The Carmina Shoe Review – Chestnut SEMI-BROGUE Oxfords is made with a beautiful chestnut vegetable tanned leather on their Inca last. The shoe features broguing on the toe cap, vamp, and rear quarters. I really appreciate Carmina’s ability to retain all of the broguing elements one would expect on a semi-brogue without the shoe being overwhelmed or looking too busy. This is achieved with several techniques we’ll discuss in a bit. The shoe retails for $495 with free shipping in the United States. For those located outside the United States, they can be purchased from Carmina’s European webshop for 410€. Cedar shoe trees are an additional $70.

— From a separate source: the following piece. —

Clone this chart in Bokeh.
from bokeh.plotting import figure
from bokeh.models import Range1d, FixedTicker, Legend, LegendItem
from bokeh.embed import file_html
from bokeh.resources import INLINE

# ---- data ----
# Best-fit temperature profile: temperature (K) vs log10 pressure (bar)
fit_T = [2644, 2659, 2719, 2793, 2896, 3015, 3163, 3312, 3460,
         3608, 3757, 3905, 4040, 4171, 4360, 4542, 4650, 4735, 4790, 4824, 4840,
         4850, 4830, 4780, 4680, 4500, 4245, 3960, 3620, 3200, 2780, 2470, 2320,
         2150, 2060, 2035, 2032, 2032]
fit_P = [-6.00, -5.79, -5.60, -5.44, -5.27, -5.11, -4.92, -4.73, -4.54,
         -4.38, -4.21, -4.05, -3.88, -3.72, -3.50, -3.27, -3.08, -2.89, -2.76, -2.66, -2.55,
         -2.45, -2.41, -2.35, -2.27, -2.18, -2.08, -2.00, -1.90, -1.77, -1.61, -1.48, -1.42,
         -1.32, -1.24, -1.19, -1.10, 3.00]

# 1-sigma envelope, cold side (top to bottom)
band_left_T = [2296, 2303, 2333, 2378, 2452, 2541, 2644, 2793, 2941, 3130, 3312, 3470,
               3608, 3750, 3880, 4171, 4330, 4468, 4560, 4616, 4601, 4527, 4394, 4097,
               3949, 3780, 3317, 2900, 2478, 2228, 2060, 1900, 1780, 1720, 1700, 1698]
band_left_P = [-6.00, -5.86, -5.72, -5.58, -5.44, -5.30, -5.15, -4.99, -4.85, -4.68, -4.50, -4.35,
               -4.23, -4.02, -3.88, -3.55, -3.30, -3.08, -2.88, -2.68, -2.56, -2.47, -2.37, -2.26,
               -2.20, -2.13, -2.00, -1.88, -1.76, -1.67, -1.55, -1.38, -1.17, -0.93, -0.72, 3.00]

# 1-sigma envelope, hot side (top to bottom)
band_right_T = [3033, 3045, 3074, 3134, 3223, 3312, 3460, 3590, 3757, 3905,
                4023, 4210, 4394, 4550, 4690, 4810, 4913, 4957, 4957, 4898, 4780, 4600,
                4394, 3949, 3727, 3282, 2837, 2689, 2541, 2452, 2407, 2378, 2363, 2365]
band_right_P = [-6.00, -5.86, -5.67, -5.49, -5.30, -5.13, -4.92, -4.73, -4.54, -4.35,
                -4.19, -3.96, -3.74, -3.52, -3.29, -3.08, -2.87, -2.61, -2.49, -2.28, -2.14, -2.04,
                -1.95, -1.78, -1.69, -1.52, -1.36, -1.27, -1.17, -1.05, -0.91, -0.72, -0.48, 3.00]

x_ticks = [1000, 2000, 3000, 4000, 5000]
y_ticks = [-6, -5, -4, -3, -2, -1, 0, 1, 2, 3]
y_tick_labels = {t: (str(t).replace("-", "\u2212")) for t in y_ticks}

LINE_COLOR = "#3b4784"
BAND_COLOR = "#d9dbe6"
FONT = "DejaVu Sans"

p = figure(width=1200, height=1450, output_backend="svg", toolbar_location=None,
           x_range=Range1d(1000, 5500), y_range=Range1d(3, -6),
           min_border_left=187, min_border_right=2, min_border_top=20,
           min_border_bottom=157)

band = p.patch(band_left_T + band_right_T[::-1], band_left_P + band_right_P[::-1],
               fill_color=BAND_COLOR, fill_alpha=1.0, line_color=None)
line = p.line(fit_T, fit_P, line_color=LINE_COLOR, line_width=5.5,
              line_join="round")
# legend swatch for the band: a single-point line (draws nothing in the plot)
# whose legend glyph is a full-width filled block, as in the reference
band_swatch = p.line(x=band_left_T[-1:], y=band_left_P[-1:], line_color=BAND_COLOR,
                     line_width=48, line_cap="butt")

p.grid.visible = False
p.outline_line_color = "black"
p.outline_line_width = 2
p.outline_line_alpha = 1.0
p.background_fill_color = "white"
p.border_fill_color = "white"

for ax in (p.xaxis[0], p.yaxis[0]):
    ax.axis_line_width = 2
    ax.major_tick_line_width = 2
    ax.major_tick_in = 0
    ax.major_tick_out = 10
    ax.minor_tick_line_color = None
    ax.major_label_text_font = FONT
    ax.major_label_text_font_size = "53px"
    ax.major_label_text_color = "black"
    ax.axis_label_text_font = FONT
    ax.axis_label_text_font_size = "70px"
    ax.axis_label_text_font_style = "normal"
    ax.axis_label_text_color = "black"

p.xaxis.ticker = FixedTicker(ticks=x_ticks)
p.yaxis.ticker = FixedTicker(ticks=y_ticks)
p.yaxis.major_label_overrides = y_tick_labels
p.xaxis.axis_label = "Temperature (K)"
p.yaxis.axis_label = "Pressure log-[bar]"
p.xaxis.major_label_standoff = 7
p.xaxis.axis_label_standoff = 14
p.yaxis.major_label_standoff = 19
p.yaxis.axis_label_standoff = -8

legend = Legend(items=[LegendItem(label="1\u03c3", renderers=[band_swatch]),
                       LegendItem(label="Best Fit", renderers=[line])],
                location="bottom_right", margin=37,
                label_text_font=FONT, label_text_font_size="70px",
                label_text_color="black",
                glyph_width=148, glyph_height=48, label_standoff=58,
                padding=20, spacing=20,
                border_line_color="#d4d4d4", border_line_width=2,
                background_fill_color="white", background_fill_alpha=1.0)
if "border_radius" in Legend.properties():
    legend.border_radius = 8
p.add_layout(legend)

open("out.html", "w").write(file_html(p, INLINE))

DESIGN The Carmina #80251 Semi-Brogue Oxfords are made in a beautiful, light-brown chestnut vegetable tanned leather on the company’s Inca last. This shoe has all of the traditional elements of a semi-brogue, with its medallion and broguing elements, but without being overwhelming or looking too busy. In fact, for a semi-brogue, it is actually quite a clean looking shoe, which I really appreciate. There is a great balance between the beautiful, open leather pieces and the broguing, which showcases the natural beauty of the vegetable tanned leather. Carmina is able to achieve this balance on the #80251 using several techniques. First, they use single-needle stitching along the broguing. I have seen this done by other makers using double-stitching, essentially creating four rows of stitching along the broguing, and it creates a very heavy look. This is not the case on these Carminas. As with all Carminas, these shoes have only five eyelets, which, when combined with the tighter broguing pattern and single-needle stitching, opens up and elongates the vamp. The front cap is still quite large and balanced, but not at the expense of having a nice, open vamp. The benefit of a large, open vamp is that it allows the shoe to better control creasing and ensures that the shoe does not crease across the cap or other pattern elements.

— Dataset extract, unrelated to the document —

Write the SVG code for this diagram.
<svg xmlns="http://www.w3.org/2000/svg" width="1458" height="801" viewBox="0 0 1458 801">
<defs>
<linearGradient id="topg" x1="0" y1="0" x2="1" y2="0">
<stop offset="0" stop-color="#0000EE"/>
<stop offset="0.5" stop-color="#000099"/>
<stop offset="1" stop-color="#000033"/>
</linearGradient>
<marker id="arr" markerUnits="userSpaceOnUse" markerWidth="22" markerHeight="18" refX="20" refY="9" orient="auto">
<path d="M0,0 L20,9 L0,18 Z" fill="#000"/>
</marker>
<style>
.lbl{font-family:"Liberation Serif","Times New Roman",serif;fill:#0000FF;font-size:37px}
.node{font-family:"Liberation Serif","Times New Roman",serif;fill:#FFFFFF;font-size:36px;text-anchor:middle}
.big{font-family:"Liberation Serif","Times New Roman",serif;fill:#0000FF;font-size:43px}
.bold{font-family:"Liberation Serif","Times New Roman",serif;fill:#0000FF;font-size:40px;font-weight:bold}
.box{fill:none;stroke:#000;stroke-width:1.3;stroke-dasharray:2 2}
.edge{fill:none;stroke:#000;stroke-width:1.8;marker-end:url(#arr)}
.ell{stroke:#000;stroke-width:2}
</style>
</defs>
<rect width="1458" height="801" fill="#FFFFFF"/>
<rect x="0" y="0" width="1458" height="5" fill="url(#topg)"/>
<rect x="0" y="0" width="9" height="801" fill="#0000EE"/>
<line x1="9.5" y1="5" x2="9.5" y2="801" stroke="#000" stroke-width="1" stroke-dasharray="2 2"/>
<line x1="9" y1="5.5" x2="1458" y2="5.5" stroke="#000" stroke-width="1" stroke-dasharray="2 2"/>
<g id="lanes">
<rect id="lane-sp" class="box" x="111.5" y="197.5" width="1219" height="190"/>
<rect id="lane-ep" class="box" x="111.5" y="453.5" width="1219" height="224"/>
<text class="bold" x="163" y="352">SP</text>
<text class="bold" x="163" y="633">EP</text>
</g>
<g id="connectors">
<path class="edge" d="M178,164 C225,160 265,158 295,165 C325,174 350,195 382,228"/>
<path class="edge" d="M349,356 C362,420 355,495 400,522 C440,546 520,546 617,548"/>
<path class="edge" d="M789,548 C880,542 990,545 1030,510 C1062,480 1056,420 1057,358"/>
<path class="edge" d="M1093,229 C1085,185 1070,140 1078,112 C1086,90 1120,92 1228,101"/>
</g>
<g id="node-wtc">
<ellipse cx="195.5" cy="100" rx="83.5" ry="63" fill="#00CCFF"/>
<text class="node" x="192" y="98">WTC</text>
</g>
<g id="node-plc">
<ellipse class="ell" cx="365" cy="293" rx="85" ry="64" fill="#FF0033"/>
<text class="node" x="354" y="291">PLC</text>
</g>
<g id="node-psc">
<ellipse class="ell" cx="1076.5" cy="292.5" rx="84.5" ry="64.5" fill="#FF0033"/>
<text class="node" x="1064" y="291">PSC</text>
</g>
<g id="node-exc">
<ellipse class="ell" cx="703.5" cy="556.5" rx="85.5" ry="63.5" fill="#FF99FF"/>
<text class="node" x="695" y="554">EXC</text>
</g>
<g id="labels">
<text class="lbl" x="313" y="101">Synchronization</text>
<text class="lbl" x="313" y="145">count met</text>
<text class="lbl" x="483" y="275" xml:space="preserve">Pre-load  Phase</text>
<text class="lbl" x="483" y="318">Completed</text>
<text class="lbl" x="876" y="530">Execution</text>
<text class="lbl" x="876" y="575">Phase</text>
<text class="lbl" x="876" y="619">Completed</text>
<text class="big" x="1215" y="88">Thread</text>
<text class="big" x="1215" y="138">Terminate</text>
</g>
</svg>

MATERIAL This particular model is made out of Carmina’s chestnut vegetable tanned leather. Vegetable tanned leather is tanned using vegetable madders, like oak or spruce bark, chestnut wood, etc, and is a more traditional way of tanning. It produces a leather that is yellow or light-beige in color and is softer, more natural looking than chrome tanned leathers. Full leather outsoles are used, with full-leather heel blocks and combination top-lifts. And metal toe-taps can be added at an additional charge if purchased through Carmina’s website.

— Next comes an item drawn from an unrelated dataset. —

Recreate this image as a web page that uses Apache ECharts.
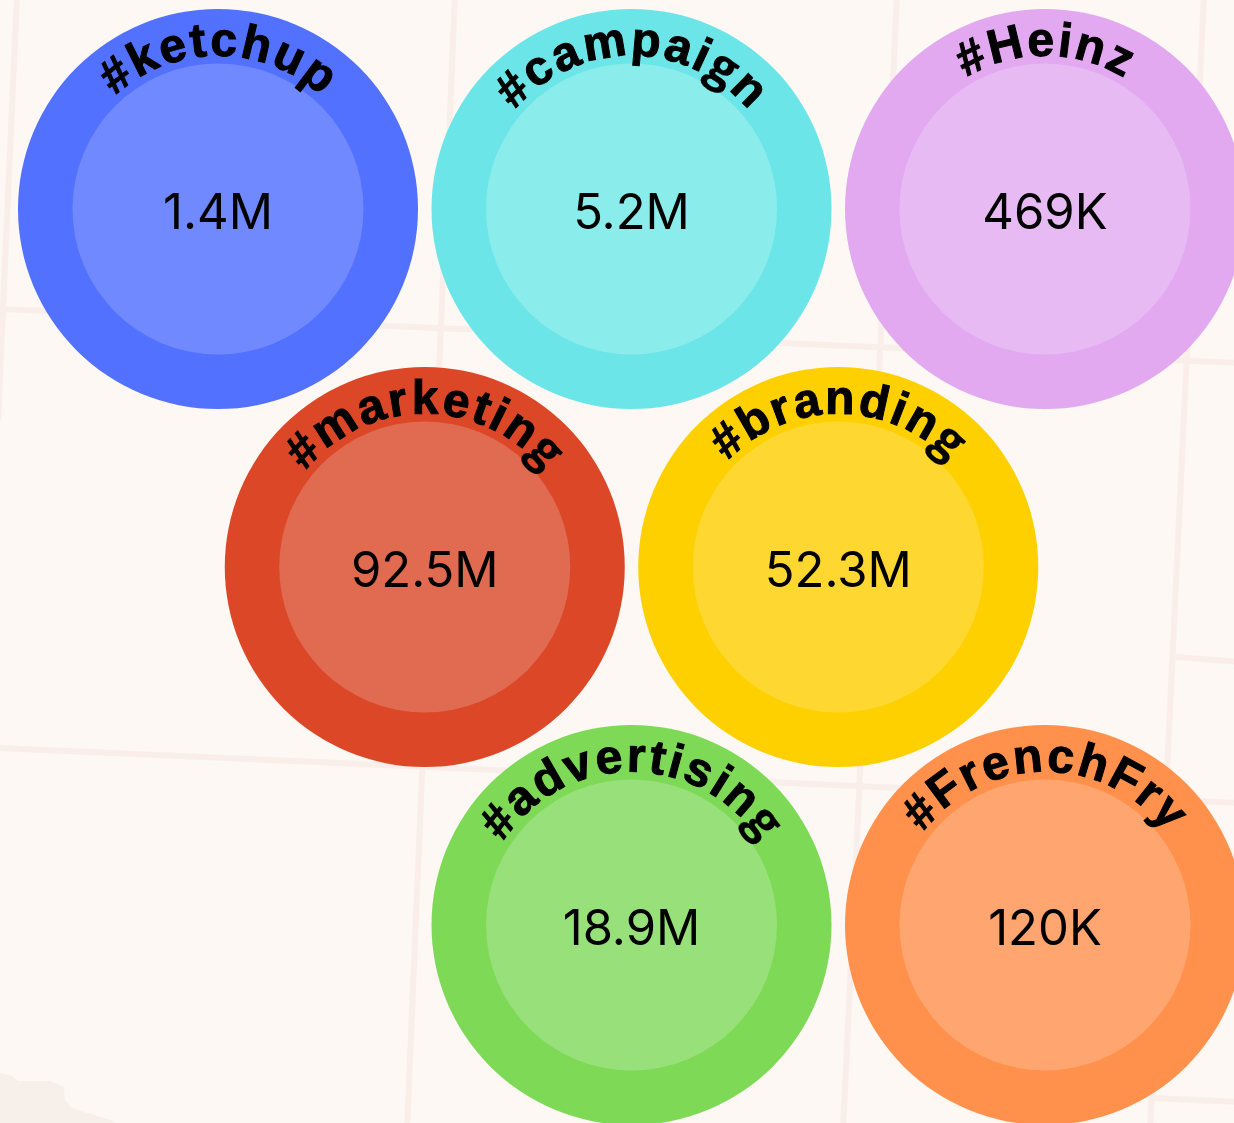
<!DOCTYPE html>
<html><head><meta charset="utf-8">
<style>html,body{margin:0;padding:0;background:#fdf8f3}#c{width:1234px;height:1123px}</style>
<script src="https://cdn.jsdelivr.net/npm/echarts@6/dist/echarts.min.js"></script>
</head><body><div id="c"></div>
<script>
const hashtags = ['#ketchup','#campaign','#Heinz','#marketing','#branding','#advertising','#FrenchFry'];
const mentionLabels = ['1.4M','5.2M','469K','92.5M','52.3M','18.9M','120K'];
const mentionValues = [1400000,5200000,469000,92500000,52300000,18900000,120000];
const honeycombColumn = [0,2,4,1,3,2,4];
const honeycombRow = [0,0,0,1,1,2,2];
const outerColors = ['#5271ff','#6ce5e8','#e2a9f1','#dc4827','#ffd000','#7ed957','#ff914d'];
const innerColors = ['#7189ff','#8becec','#e7baf3','#e06b51','#ffd731','#98e079','#ffa56f'];

const OUTER_R = 200, INNER_R = 145.5;
const TAG_SIZE = 48, TAG_SPACING = 2.4, TAG_BASE_R = 153.5;
const tagFont = 'bold 48px "Liberation Sans"';
const tagFontG = '700 47px "Open Sans"';
const roadColor = '#f9eee9';
const roads = [
  [[17,-5],[-2,420]],
  [[-2,309],[1240,363]],
  [[455,-5],[407,1130]],
  [[897,-5],[843,1130]],
  [[1204,-5],[1150,1130]],
  [[-2,748],[1240,803]],
  [[1176,657],[1240,662]],
  [[1153,1098],[1240,1102]]
];
const blob = [[0,1073],[10,1075],[18,1081],[50,1081],[64,1087],[65,1100],[72,1108],[110,1120],[116,1123],[0,1123]];

const measure = document.createElement('canvas').getContext('2d');
function charFont(c){ return c === 'g' ? tagFontG : tagFont; }
function charWidth(c){ measure.font = charFont(c); return measure.measureText(c).width; }

function renderItem(params, api) {
  const i = params.dataIndex;
  const p = api.coord([api.value(0), api.value(1)]);
  const cx = p[0], cy = p[1];
  const children = [
    {type:'circle', shape:{cx, cy, r:OUTER_R}, style:{fill:outerColors[i]}},
    {type:'circle', shape:{cx, cy, r:INNER_R}, style:{fill:innerColors[i]}},
    {type:'text', x:cx, y:cy+5, style:{text:mentionLabels[i], fill:'#000', font:'400 49px Inter', textAlign:'center', textVerticalAlign:'middle'}}
  ];
  const chars = Array.from(hashtags[i]);
  const widths = chars.map(charWidth);
  const total = widths.reduce((a,b)=>a+b,0) + TAG_SPACING*(chars.length-1);
  let adv = -total/2;
  chars.forEach((ch,k) => {
    const a = (adv + widths[k]/2) / TAG_BASE_R;
    const mid = TAG_BASE_R + TAG_SIZE*0.27;
    children.push({type:'text', x:cx+Math.sin(a)*mid, y:cy-Math.cos(a)*mid, rotation:-a,
      style:{text:ch, fill:'#000', stroke:'#000', lineWidth:ch==='g'?0.3:1, font:charFont(ch), textAlign:'center', textVerticalAlign:'middle'}});
    adv += widths[k] + TAG_SPACING;
  });
  return {type:'group', children};
}

const chart = echarts.init(document.getElementById('c'), null, {renderer:'canvas'});
chart.setOption({
  animation:false,
  backgroundColor:'#fdf8f3',
  grid:{left:218, right:189, top:209, bottom:198},
  xAxis:{type:'value', min:0, max:4, show:false},
  yAxis:{type:'value', min:0, max:2, inverse:true, show:false},
  graphic: [
    {type:'polygon', silent:true, z:-10, shape:{points:blob}, style:{fill:'#f7f0ea'}}
  ].concat(roads.map(r => ({type:'polyline', silent:true, z:-9, shape:{points:r}, style:{stroke:roadColor, lineWidth:6, fill:null}}))),
  series:[{
    type:'custom', renderItem, clip:false, z:5,
    data: hashtags.map((t,i)=>({name:t, value:[honeycombColumn[i], honeycombRow[i], mentionValues[i]]}))
  }]
});
</script></body></html>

CONSTRUCTION Carmina is so well-known amongst shoe enthusiasts because of how well their shoes are constructed. All of the elements of quality and craftsmanship that one would expect on a high-quality pair of factory-made, Goodyear welted shoes can be found here. Beyond this price point, you begin to hit the point of diminishing marginal return. But the value here is quite exceptional. The Goodyear welting allows for a pair of shoes to be easily resoled without disturbing the integrity, fit, or shape of the shoe. The outsole can be easily pulled off and a new one sewn back on by a skilled cobbler, like our Kirby Allison Certified Shoe Restoration Program. Another element, and one I find very important is that the outsole is stitched to the welt using an invisible channel, as opposed to an open channel found on shoes like Allen Edmonds. This creates a much more beautiful outsole that conceals the outsole stitching. The outsoles are also dyed and polished to a nice light-brown color. Again, all extra steps in the finishing process.
SUMMARY AND ENDING Carmina is passionate for shoemaking, and everything about how these shoes are constructed and finished is superb. At $450, they are an incredible value and a shoe that anyone could be proud to wear anywhere.